* **Task to complete**:
Reproduce the listing below exactly, beginning with its first line and ending with the line that holds "import pandas as pd"; pictures are not part of the copy.

* **Given material**:

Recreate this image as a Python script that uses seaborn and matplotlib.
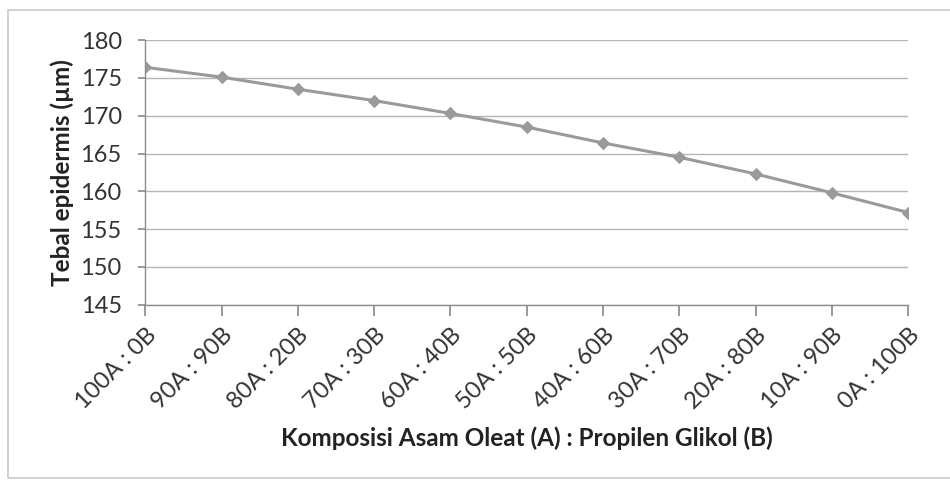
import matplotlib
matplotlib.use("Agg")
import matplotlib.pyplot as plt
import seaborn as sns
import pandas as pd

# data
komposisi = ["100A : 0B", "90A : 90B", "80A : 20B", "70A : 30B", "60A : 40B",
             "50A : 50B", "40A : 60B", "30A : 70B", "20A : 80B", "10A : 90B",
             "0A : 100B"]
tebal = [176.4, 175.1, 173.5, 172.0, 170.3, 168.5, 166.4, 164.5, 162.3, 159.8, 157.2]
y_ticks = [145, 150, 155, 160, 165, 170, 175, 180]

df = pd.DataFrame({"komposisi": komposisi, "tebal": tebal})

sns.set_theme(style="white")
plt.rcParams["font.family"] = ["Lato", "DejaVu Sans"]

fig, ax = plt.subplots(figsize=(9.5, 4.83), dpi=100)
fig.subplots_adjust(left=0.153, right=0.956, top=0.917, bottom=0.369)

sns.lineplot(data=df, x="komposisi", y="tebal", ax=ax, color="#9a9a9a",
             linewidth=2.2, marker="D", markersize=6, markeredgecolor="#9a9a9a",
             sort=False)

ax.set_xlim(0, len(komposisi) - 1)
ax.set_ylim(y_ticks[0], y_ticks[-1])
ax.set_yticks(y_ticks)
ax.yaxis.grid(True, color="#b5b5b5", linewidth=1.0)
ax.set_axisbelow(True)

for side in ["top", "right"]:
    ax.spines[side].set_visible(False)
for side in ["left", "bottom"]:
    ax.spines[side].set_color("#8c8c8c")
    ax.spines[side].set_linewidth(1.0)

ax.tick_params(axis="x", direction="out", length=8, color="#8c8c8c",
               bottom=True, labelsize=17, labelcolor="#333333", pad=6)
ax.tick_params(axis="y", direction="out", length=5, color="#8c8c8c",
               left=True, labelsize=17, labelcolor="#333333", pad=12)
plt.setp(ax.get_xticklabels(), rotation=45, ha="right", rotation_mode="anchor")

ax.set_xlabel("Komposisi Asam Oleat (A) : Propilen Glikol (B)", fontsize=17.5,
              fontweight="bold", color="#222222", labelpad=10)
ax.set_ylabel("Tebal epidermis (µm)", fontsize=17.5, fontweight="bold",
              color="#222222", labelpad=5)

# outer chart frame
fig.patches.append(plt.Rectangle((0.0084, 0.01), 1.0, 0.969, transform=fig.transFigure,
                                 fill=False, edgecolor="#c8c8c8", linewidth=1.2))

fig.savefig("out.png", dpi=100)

* **The completed task**:
Recreate this image as a Python script that uses seaborn and matplotlib.
import matplotlib
matplotlib.use("Agg")
import matplotlib.pyplot as plt
import seaborn as sns
import pandas as pd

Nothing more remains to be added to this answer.